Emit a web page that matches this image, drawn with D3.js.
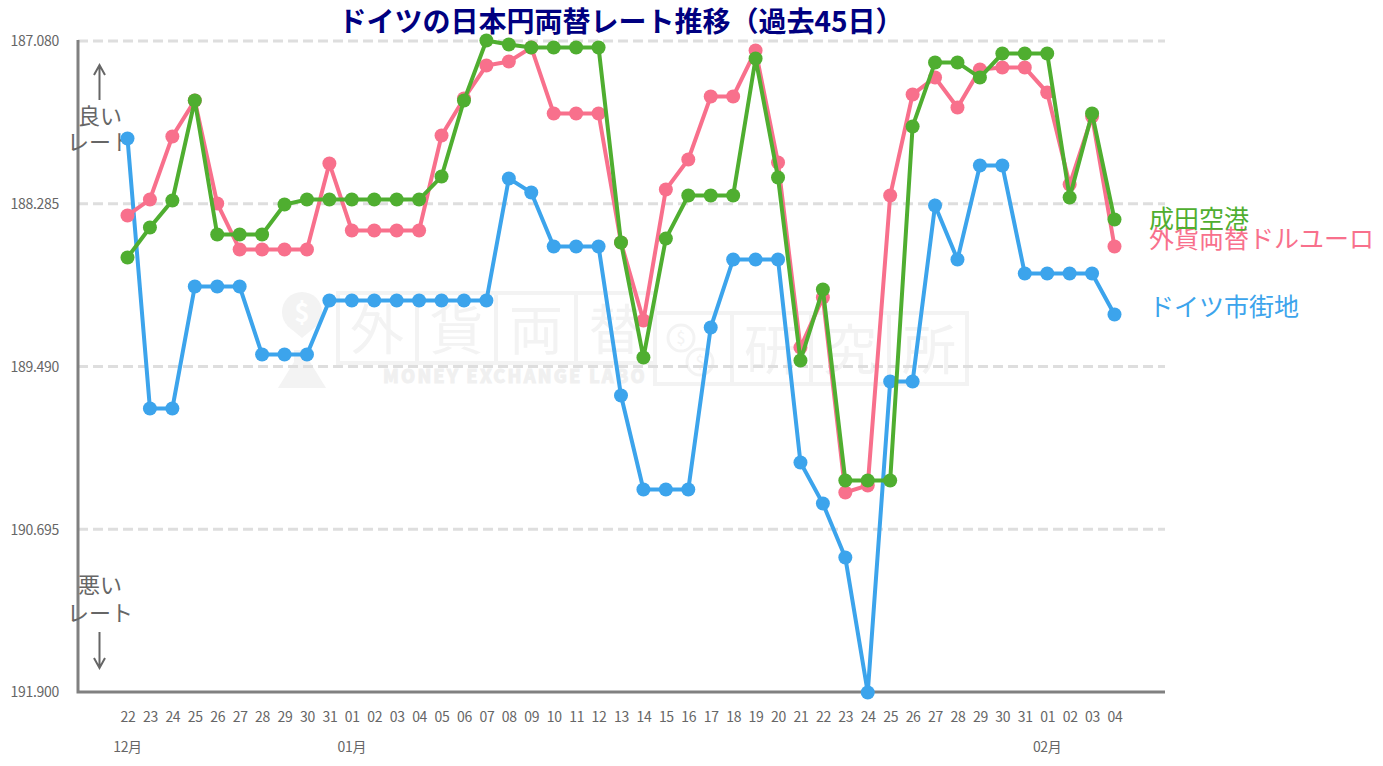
<!DOCTYPE html>
<html lang="ja">
<head>
<meta charset="utf-8">
<script src="https://cdn.jsdelivr.net/npm/d3@7/dist/d3.min.js"></script>
<style>
  html, body { margin: 0; background: #fff; }
  svg { display: block; font-family: "Noto Sans CJK JP", "Noto Sans", sans-serif; }
  .axis text { fill: #666; font-size: 14px; letter-spacing: -0.3px; font-family: "Noto Sans CJK JP", "Noto Sans", sans-serif; }
  .axis path, .axis line { stroke: none; }
</style>
</head>
<body>
<svg id="chart" width="1383" height="766"></svg>
<script>
var days = ['22','23','24','25','26','27','28','29','30','31',
  '01','02','03','04','05','06','07','08','09','10','11','12','13','14','15','16','17','18','19','20','21','22','23','24','25','26','27','28','29','30','31',
  '01','02','03','04'];
var months = [[0,'12月'],[10,'01月'],[41,'02月']];
var yTicks = [187.080,188.285,189.490,190.695,191.900];

var town = [187.798,189.797,189.797,188.894,188.894,188.894,189.398,189.398,189.398,188.998,
  188.998,188.998,188.998,188.998,188.998,188.998,188.998,188.094,188.198,188.598,188.598,188.598,189.701,190.397,190.397,190.397,189.198,188.694,188.694,188.694,190.197,190.501,190.901,191.900,189.597,189.597,188.294,188.694,187.998,187.998,188.798,
  188.798,188.798,188.798,189.101];
var dealer = [188.368,188.250,187.783,187.517,188.279,188.620,188.620,188.620,188.620,187.983,
  188.479,188.479,188.479,188.479,187.776,187.502,187.258,187.228,187.124,187.613,187.613,187.613,188.568,189.146,188.176,187.954,187.487,187.487,187.147,187.976,189.346,188.975,190.419,190.367,188.220,187.472,187.347,187.569,187.287,187.273,187.273,
  187.458,188.139,187.635,188.598];
var narita = [188.679,188.457,188.257,187.517,188.509,188.509,188.509,188.287,188.250,188.250,
  188.250,188.250,188.250,188.250,188.080,187.517,187.073,187.102,187.124,187.124,187.124,187.124,188.568,189.420,188.539,188.220,188.220,188.220,187.206,188.087,189.442,188.916,190.330,190.330,190.330,187.709,187.235,187.235,187.347,187.169,187.169,
  187.169,188.235,187.613,188.398];

var seriesList = [
  {name:'ドイツ市街地', values:town, color:'#3ca4ec', labelY:307},
  {name:'外貨両替ドルユーロ', values:dealer, color:'#f8708c', labelY:239},
  {name:'成田空港', values:narita, color:'#4fae30', labelY:219}
];

var svg = d3.select('#chart');
var x = d3.scalePoint().domain(d3.range(days.length)).range([127.5,1114.5]);
var y = d3.scaleLinear().domain([187.08,191.9]).range([41.5,692.5]);

// watermark
var wm = svg.append('g').attr('fill','none').attr('stroke','#f3f3f3').attr('stroke-width',4);
[[338,293,79],[417,293,79],[496,293,80],[576,293,79],[655,313,77],[732,313,79],[811,313,78],[889,313,78]].forEach(function(b,i){
  wm.append('rect').attr('x',b[0]).attr('y',b[1]).attr('width',b[2]).attr('height',i<4?70:71);
});
['外','貨','両','替'].forEach(function(t,i){
  wm.append('text').attr('x',377+i*79.5).attr('y',350).attr('text-anchor','middle')
    .attr('font-size',54).attr('fill','#f3f3f3').attr('stroke','none').text(t);
});
['研','究','所'].forEach(function(t,i){
  wm.append('text').attr('x',771+i*79).attr('y',370).attr('text-anchor','middle')
    .attr('font-size',54).attr('fill','#f3f3f3').attr('stroke','none').text(t);
});
wm.append('text').attr('x',515).attr('y',383).attr('text-anchor','middle')
  .attr('font-size',18).attr('font-weight',900).attr('letter-spacing',2.2).attr('fill','#f0f0f0')
  .attr('stroke','#f0f0f0').attr('stroke-width',0.8).text('MONEY EXCHANGE LABO');
wm.append('circle').attr('cx',302).attr('cy',312).attr('r',20).attr('fill','#f3f3f3').attr('stroke','none');
wm.append('path').attr('d','M290 328L302 338L314 328Z').attr('fill','#f3f3f3').attr('stroke','none');
wm.append('path').attr('d','M294 350H310V362L326 388H278L294 362Z').attr('fill','#f3f3f3').attr('stroke','none');
wm.append('text').attr('x',302).attr('y',322).attr('text-anchor','middle').attr('font-size',26)
  .attr('font-weight',700).attr('fill','#fff').attr('stroke','none').text('$');
[[681,338],[700,362]].forEach(function(c){
  wm.append('circle').attr('cx',c[0]).attr('cy',c[1]).attr('r',13).attr('stroke-width',3);
  wm.append('text').attr('x',c[0]).attr('y',c[1]+6).attr('text-anchor','middle').attr('font-size',16)
    .attr('fill','#f3f3f3').attr('stroke','none').text('$');
});

// grid
svg.append('g').selectAll('line').data(yTicks.slice(0,4)).join('line')
  .attr('x1',78).attr('x2',1165)
  .attr('y1',function(d){return y(d)-0.5;}).attr('y2',function(d){return y(d)-0.5;})
  .attr('stroke','#dedede').attr('stroke-width',3).attr('stroke-dasharray','10,5');

// axes
var yAxis = d3.axisLeft(y).tickValues(yTicks).tickSize(0).tickPadding(0).tickFormat(d3.format('.3f'));
svg.append('g').attr('class','axis').attr('transform','translate(59,0)').call(yAxis);

var xAxis = d3.axisBottom(x).tickSize(0).tickPadding(0).tickFormat(function(i){return days[i];});
svg.append('g').attr('class','axis').attr('transform','translate(0,712)').call(xAxis);

svg.append('g').attr('class','axis').selectAll('text').data(months).join('text')
  .attr('x',function(d){return x(d[0]);}).attr('y',752)
  .attr('text-anchor','middle').text(function(d){return d[1];});

svg.append('path').attr('d','M78 40V692H1165').attr('fill','none').attr('stroke','#808080').attr('stroke-width',3);

// side notes
var notes = [['良い',116],['レート',142],['悪い',585],['レート',613]];
svg.append('g').selectAll('text').data(notes).join('text')
  .attr('x',100).attr('y',function(d){return d[1]+8;}).attr('text-anchor','middle')
  .attr('font-size',22).attr('fill','#666').text(function(d){return d[0];});
svg.append('path').attr('d','M99.5 100V65M94 75L99.5 65L105 75M99.5 632V668M94 658L99.5 668L105 658')
  .attr('fill','none').attr('stroke','#666').attr('stroke-width',2);

// series
var line = d3.line().x(function(d,i){return x(i);}).y(function(d){return y(d);});
seriesList.forEach(function(s){
  var g = svg.append('g');
  g.append('path').datum(s.values).attr('d',line).attr('fill','none').attr('stroke',s.color).attr('stroke-width',4);
  g.selectAll('circle').data(s.values).join('circle')
    .attr('cx',function(d,i){return x(i);}).attr('cy',function(d){return y(d);}).attr('r',7).attr('fill',s.color);
  g.append('text').attr('x',1149).attr('y',s.labelY+9).attr('font-size',25).attr('fill',s.color).text(s.name);
});

svg.append('text').attr('x',621).attr('y',32).attr('text-anchor','middle')
  .attr('font-size',28).attr('font-weight',700).attr('fill','#000080').text('ドイツの日本円両替レート推移（過去45日）');
</script>
</body>
</html>
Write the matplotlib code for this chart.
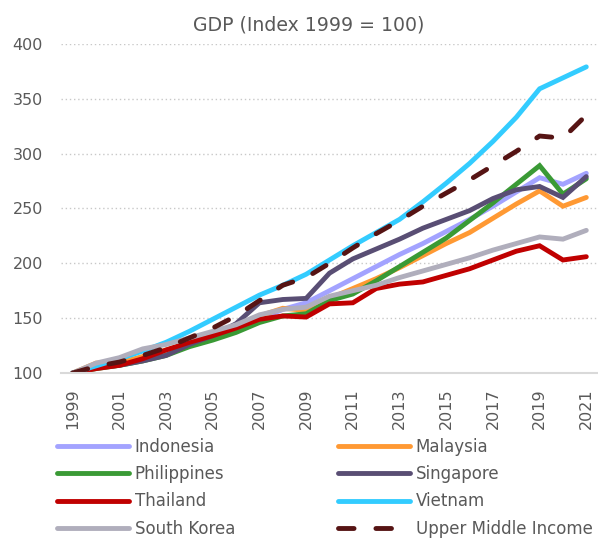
import matplotlib
matplotlib.use("Agg")
import matplotlib.pyplot as plt

years = list(range(1999, 2022))
indonesia = [100, 105, 108.8, 113.6, 119, 125.6, 133, 140, 149, 158, 164, 175, 186, 197, 208, 218, 229, 240, 252, 265, 278, 272, 282]
malaysia = [100, 109, 109.5, 115, 121, 128, 135, 143, 152, 159, 157, 168, 177, 186, 196, 207, 218, 228, 241, 254, 266, 252, 260]
philippines = [100, 104, 107, 111, 116, 124, 130, 137, 146, 152, 154, 166, 172, 184, 197, 210, 223, 239, 255, 272, 289, 263, 277]
singapore = [100, 105, 107, 111, 116, 126, 134, 145, 164, 167, 168, 191, 204, 213, 222, 232, 240, 248, 259, 267, 270, 260, 279]
thailand = [100, 104, 107, 113, 121, 128, 134, 141, 149, 152, 151, 163, 164, 177, 181, 183, 189, 195, 203, 211, 216, 203, 206]
vietnam = [100, 106.5, 113, 120, 128, 138, 149, 160, 171, 180, 190, 203, 216, 228, 240, 256, 273, 291, 311, 333, 359, 369, 379]
south_korea = [100, 109, 114, 122, 126, 132, 138, 144, 153, 158, 160, 170, 175, 180, 187, 193, 199, 205, 212, 218, 224, 222, 230]
upper_middle = [100, 106, 110, 116, 123, 132, 141, 152, 166, 180, 187, 200, 214, 227, 239, 252, 264, 276, 289, 302, 316, 314, 335]

series_names = ["Indonesia", "Malaysia", "Philippines", "Singapore", "Thailand", "Vietnam", "South Korea", "Upper Middle Income"]
series_values = [indonesia, malaysia, philippines, singapore, thailand, vietnam, south_korea, upper_middle]
colors = ["#a3a3ff", "#ff9933", "#3a9a35", "#594e74", "#c00000", "#33ccff", "#b0aebc", "#561414"]

yticks = [100, 150, 200, 250, 300, 350, 400]
xticks = list(range(1999, 2022, 2))

text_color = "#595959"
plt.rcParams['font.family'] = ['DejaVu Sans']

fig = plt.figure(figsize=(5.98, 5.41), dpi=100)
ax = fig.add_axes([0.102, 0.3105, 0.896, 0.6085])

DASH = (0, (3.2, 4.5))
handles = {}
for name, vals, c in zip(series_names, series_values, colors):
    if name == "Upper Middle Income":
        ln, = ax.plot(years, vals, color=c, lw=3.5, linestyle=DASH,
                      dash_capstyle="round", label=name)
    else:
        ln, = ax.plot(years, vals, color=c, lw=3.5, solid_capstyle="round",
                      solid_joinstyle="miter", label=name)
    handles[name] = ln

ax.set_ylim(100, 400)
ax.set_xlim(1998.5, 2021.45)
ax.set_yticks(yticks)
ax.set_xticks(xticks)
ax.set_xticklabels([str(x) for x in xticks], rotation=90)
ax.tick_params(axis="both", length=0, labelsize=11.5, colors=text_color)
ax.tick_params(axis="y", pad=13)
ax.tick_params(axis="x", pad=11)

for s in ["top", "right", "left"]:
    ax.spines[s].set_visible(False)
ax.spines["bottom"].set_color("#d9d9d9")
ax.spines["bottom"].set_linewidth(1.5)
ax.set_axisbelow(True)
ax.yaxis.grid(True, linestyle=(0, (1, 2)), color="#c8c8c8", lw=1.0)

fig.text(0.517, 0.943, "GDP (Index 1999 = 100)", ha="center", va="baseline",
         fontsize=13.6, color=text_color)

left_names = ["Indonesia", "Philippines", "Thailand", "South Korea"]
right_names = ["Malaysia", "Singapore", "Vietnam", "Upper Middle Income"]
legend_kw = dict(loc="upper left", frameon=False, fontsize=12, handlelength=4.3,
                 handletextpad=0.36, labelspacing=0.56, borderaxespad=0, borderpad=0)
for names, x0 in [(left_names, 57 / 598), (right_names, 338 / 598)]:
    leg = fig.legend([handles[n] for n in names], names,
                     bbox_to_anchor=(x0, 0.191), **legend_kw)
    for t in leg.get_texts():
        t.set_color(text_color)

fig.savefig("out.png", dpi=100)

+ + + + +

▸ **Exercise description**: Which lines hold the string "matplotlib"? Copy all of them from the data above.

▸ **Correct response**:
Write the matplotlib code for this chart.
import matplotlib
matplotlib.use("Agg")
import matplotlib.pyplot as plt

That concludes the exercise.